Written problem = Make an exact transcription of the material, leaving out all images.

================

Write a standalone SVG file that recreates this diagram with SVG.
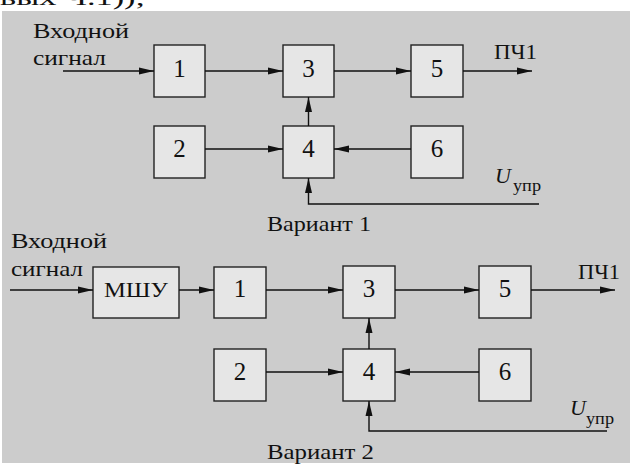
<svg xmlns="http://www.w3.org/2000/svg" width="630" height="466" viewBox="0 0 630 466">
<style>
.bg{fill:#cccccc}
.box{fill:#e6e6e6;stroke:#222;stroke-width:1.4}
.ln{fill:none;stroke:#111;stroke-width:1.4}
.t{font-family:"Liberation Serif","Times New Roman",serif;font-size:21px;fill:#111}
.d{font-family:"Liberation Serif","Times New Roman",serif;font-size:25px;fill:#111;text-anchor:middle}
.u{font-family:"Liberation Serif","Times New Roman",serif;font-size:22px;font-style:italic;fill:#111}
.s{font-family:"Liberation Serif","Times New Roman",serif;font-size:16px;fill:#111}
</style>
<defs>
<marker id="ah" viewBox="0 0 15 8" refX="15" refY="4" markerWidth="15" markerHeight="8" orient="auto" markerUnits="userSpaceOnUse">
<path d="M0,0.5 L15,4 L0,7.5 z" fill="#111"/>
</marker>
</defs>
<text class="t" x="0" y="5" textLength="145" lengthAdjust="spacingAndGlyphs">вых Ч.1));</text>
<rect class="bg" x="2" y="11" width="628" height="452"/>

<g id="v1-labels">
<text class="t" x="33" y="38" textLength="96" lengthAdjust="spacingAndGlyphs">Входной</text>
<text class="t" x="33" y="65" textLength="73" lengthAdjust="spacingAndGlyphs">сигнал</text>
<text class="t" x="494" y="59" textLength="43" lengthAdjust="spacingAndGlyphs">ПЧ1</text>
<text class="u" x="495" y="183">U</text>
<text class="s" x="513" y="191" textLength="28" lengthAdjust="spacingAndGlyphs">упр</text>
<text class="t" x="267" y="231" textLength="104" lengthAdjust="spacingAndGlyphs">Вариант 1</text>
</g>
<g id="v1-n1"><rect class="box" x="154" y="45" width="51" height="52"/><text class="d" x="179.5" y="77">1</text></g>
<g id="v1-n3"><rect class="box" x="283" y="45" width="51" height="52"/><text class="d" x="308.5" y="77">3</text></g>
<g id="v1-n5"><rect class="box" x="411" y="45" width="52" height="52"/><text class="d" x="437" y="77">5</text></g>
<g id="v1-n2"><rect class="box" x="154" y="126" width="51" height="52"/><text class="d" x="179.5" y="157">2</text></g>
<g id="v1-n4"><rect class="box" x="283" y="126" width="51" height="52"/><text class="d" x="308.5" y="157">4</text></g>
<g id="v1-n6"><rect class="box" x="411" y="126" width="52" height="52"/><text class="d" x="437" y="157">6</text></g>

<g id="v2-labels">
<text class="t" x="11" y="248" textLength="96" lengthAdjust="spacingAndGlyphs">Входной</text>
<text class="t" x="11" y="276" textLength="72" lengthAdjust="spacingAndGlyphs">сигнал</text>
<text class="t" x="578" y="279" textLength="42" lengthAdjust="spacingAndGlyphs">ПЧ1</text>
<text class="u" x="570" y="415">U</text>
<text class="s" x="586" y="424" textLength="28" lengthAdjust="spacingAndGlyphs">упр</text>
<text class="t" x="267" y="459" textLength="107" lengthAdjust="spacingAndGlyphs">Вариант 2</text>
</g>
<g id="v2-mshu"><rect class="box" x="93" y="267" width="86" height="51"/><text class="t" x="136" y="297" text-anchor="middle" font-size="22" textLength="64" lengthAdjust="spacingAndGlyphs">МШУ</text></g>
<g id="v2-n1"><rect class="box" x="214" y="267" width="52" height="51"/><text class="d" x="240" y="297">1</text></g>
<g id="v2-n3"><rect class="box" x="343" y="266" width="52" height="52"/><text class="d" x="369" y="297">3</text></g>
<g id="v2-n5"><rect class="box" x="479" y="266" width="52" height="52"/><text class="d" x="505" y="297">5</text></g>
<g id="v2-n2"><rect class="box" x="214" y="349" width="52" height="52"/><text class="d" x="240" y="380">2</text></g>
<g id="v2-n4"><rect class="box" x="343" y="349" width="52" height="52"/><text class="d" x="369" y="380">4</text></g>
<g id="v2-n6"><rect class="box" x="479" y="349" width="52" height="52"/><text class="d" x="505" y="380">6</text></g>

<g id="connectors">
<path class="ln" d="M63,71 H154" marker-end="url(#ah)"/>
<path class="ln" d="M205,71 H283" marker-end="url(#ah)"/>
<path class="ln" d="M334,71 H411" marker-end="url(#ah)"/>
<path class="ln" d="M463,71 H532" marker-end="url(#ah)"/>
<path class="ln" d="M205,149 H283" marker-end="url(#ah)"/>
<path class="ln" d="M411,149 H334" marker-end="url(#ah)"/>
<path class="ln" d="M308.5,126 V97" marker-end="url(#ah)"/>
<path class="ln" d="M539,204 H308.5 V178" marker-end="url(#ah)"/>

<path class="ln" d="M10,290 H93" marker-end="url(#ah)"/>
<path class="ln" d="M179,290 H214" marker-end="url(#ah)"/>
<path class="ln" d="M266,290 H343" marker-end="url(#ah)"/>
<path class="ln" d="M395,290 H479" marker-end="url(#ah)"/>
<path class="ln" d="M531,290 H615" marker-end="url(#ah)"/>
<path class="ln" d="M266,372 H343" marker-end="url(#ah)"/>
<path class="ln" d="M479,372 H395" marker-end="url(#ah)"/>
<path class="ln" d="M369,349 V318" marker-end="url(#ah)"/>
<path class="ln" d="M607,431 H369 V401" marker-end="url(#ah)"/>
</g>
</svg>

================

Task response =
Write a standalone SVG file that recreates this diagram with SVG.
<svg xmlns="http://www.w3.org/2000/svg" width="630" height="466" viewBox="0 0 630 466">
<style>
.bg{fill:#cccccc}
.box{fill:#e6e6e6;stroke:#222;stroke-width:1.4}
.ln{fill:none;stroke:#111;stroke-width:1.4}
.t{font-family:"Liberation Serif","Times New Roman",serif;font-size:21px;fill:#111}
.d{font-family:"Liberation Serif","Times New Roman",serif;font-size:25px;fill:#111;text-anchor:middle}
.u{font-family:"Liberation Serif","Times New Roman",serif;font-size:22px;font-style:italic;fill:#111}
.s{font-family:"Liberation Serif","Times New Roman",serif;font-size:16px;fill:#111}
</style>
<defs>
<marker id="ah" viewBox="0 0 15 8" refX="15" refY="4" markerWidth="15" markerHeight="8" orient="auto" markerUnits="userSpaceOnUse">
<path d="M0,0.5 L15,4 L0,7.5 z" fill="#111"/>
</marker>
</defs>
<text class="t" x="0" y="5" textLength="145" lengthAdjust="spacingAndGlyphs">вых Ч.1));</text>
<rect class="bg" x="2" y="11" width="628" height="452"/>

<g id="v1-labels">
<text class="t" x="33" y="38" textLength="96" lengthAdjust="spacingAndGlyphs">Входной</text>
<text class="t" x="33" y="65" textLength="73" lengthAdjust="spacingAndGlyphs">сигнал</text>
<text class="t" x="494" y="59" textLength="43" lengthAdjust="spacingAndGlyphs">ПЧ1</text>
<text class="u" x="495" y="183">U</text>
<text class="s" x="513" y="191" textLength="28" lengthAdjust="spacingAndGlyphs">упр</text>
<text class="t" x="267" y="231" textLength="104" lengthAdjust="spacingAndGlyphs">Вариант 1</text>
</g>
<g id="v1-n1"><rect class="box" x="154" y="45" width="51" height="52"/><text class="d" x="179.5" y="77">1</text></g>
<g id="v1-n3"><rect class="box" x="283" y="45" width="51" height="52"/><text class="d" x="308.5" y="77">3</text></g>
<g id="v1-n5"><rect class="box" x="411" y="45" width="52" height="52"/><text class="d" x="437" y="77">5</text></g>
<g id="v1-n2"><rect class="box" x="154" y="126" width="51" height="52"/><text class="d" x="179.5" y="157">2</text></g>
<g id="v1-n4"><rect class="box" x="283" y="126" width="51" height="52"/><text class="d" x="308.5" y="157">4</text></g>
<g id="v1-n6"><rect class="box" x="411" y="126" width="52" height="52"/><text class="d" x="437" y="157">6</text></g>

<g id="v2-labels">
<text class="t" x="11" y="248" textLength="96" lengthAdjust="spacingAndGlyphs">Входной</text>
<text class="t" x="11" y="276" textLength="72" lengthAdjust="spacingAndGlyphs">сигнал</text>
<text class="t" x="578" y="279" textLength="42" lengthAdjust="spacingAndGlyphs">ПЧ1</text>
<text class="u" x="570" y="415">U</text>
<text class="s" x="586" y="424" textLength="28" lengthAdjust="spacingAndGlyphs">упр</text>
<text class="t" x="267" y="459" textLength="107" lengthAdjust="spacingAndGlyphs">Вариант 2</text>
</g>
<g id="v2-mshu"><rect class="box" x="93" y="267" width="86" height="51"/><text class="t" x="136" y="297" text-anchor="middle" font-size="22" textLength="64" lengthAdjust="spacingAndGlyphs">МШУ</text></g>
<g id="v2-n1"><rect class="box" x="214" y="267" width="52" height="51"/><text class="d" x="240" y="297">1</text></g>
<g id="v2-n3"><rect class="box" x="343" y="266" width="52" height="52"/><text class="d" x="369" y="297">3</text></g>
<g id="v2-n5"><rect class="box" x="479" y="266" width="52" height="52"/><text class="d" x="505" y="297">5</text></g>
<g id="v2-n2"><rect class="box" x="214" y="349" width="52" height="52"/><text class="d" x="240" y="380">2</text></g>
<g id="v2-n4"><rect class="box" x="343" y="349" width="52" height="52"/><text class="d" x="369" y="380">4</text></g>
<g id="v2-n6"><rect class="box" x="479" y="349" width="52" height="52"/><text class="d" x="505" y="380">6</text></g>

<g id="connectors">
<path class="ln" d="M63,71 H154" marker-end="url(#ah)"/>
<path class="ln" d="M205,71 H283" marker-end="url(#ah)"/>
<path class="ln" d="M334,71 H411" marker-end="url(#ah)"/>
<path class="ln" d="M463,71 H532" marker-end="url(#ah)"/>
<path class="ln" d="M205,149 H283" marker-end="url(#ah)"/>
<path class="ln" d="M411,149 H334" marker-end="url(#ah)"/>
<path class="ln" d="M308.5,126 V97" marker-end="url(#ah)"/>
<path class="ln" d="M539,204 H308.5 V178" marker-end="url(#ah)"/>

<path class="ln" d="M10,290 H93" marker-end="url(#ah)"/>
<path class="ln" d="M179,290 H214" marker-end="url(#ah)"/>
<path class="ln" d="M266,290 H343" marker-end="url(#ah)"/>
<path class="ln" d="M395,290 H479" marker-end="url(#ah)"/>
<path class="ln" d="M531,290 H615" marker-end="url(#ah)"/>
<path class="ln" d="M266,372 H343" marker-end="url(#ah)"/>
<path class="ln" d="M479,372 H395" marker-end="url(#ah)"/>
<path class="ln" d="M369,349 V318" marker-end="url(#ah)"/>
<path class="ln" d="M607,431 H369 V401" marker-end="url(#ah)"/>
</g>
</svg>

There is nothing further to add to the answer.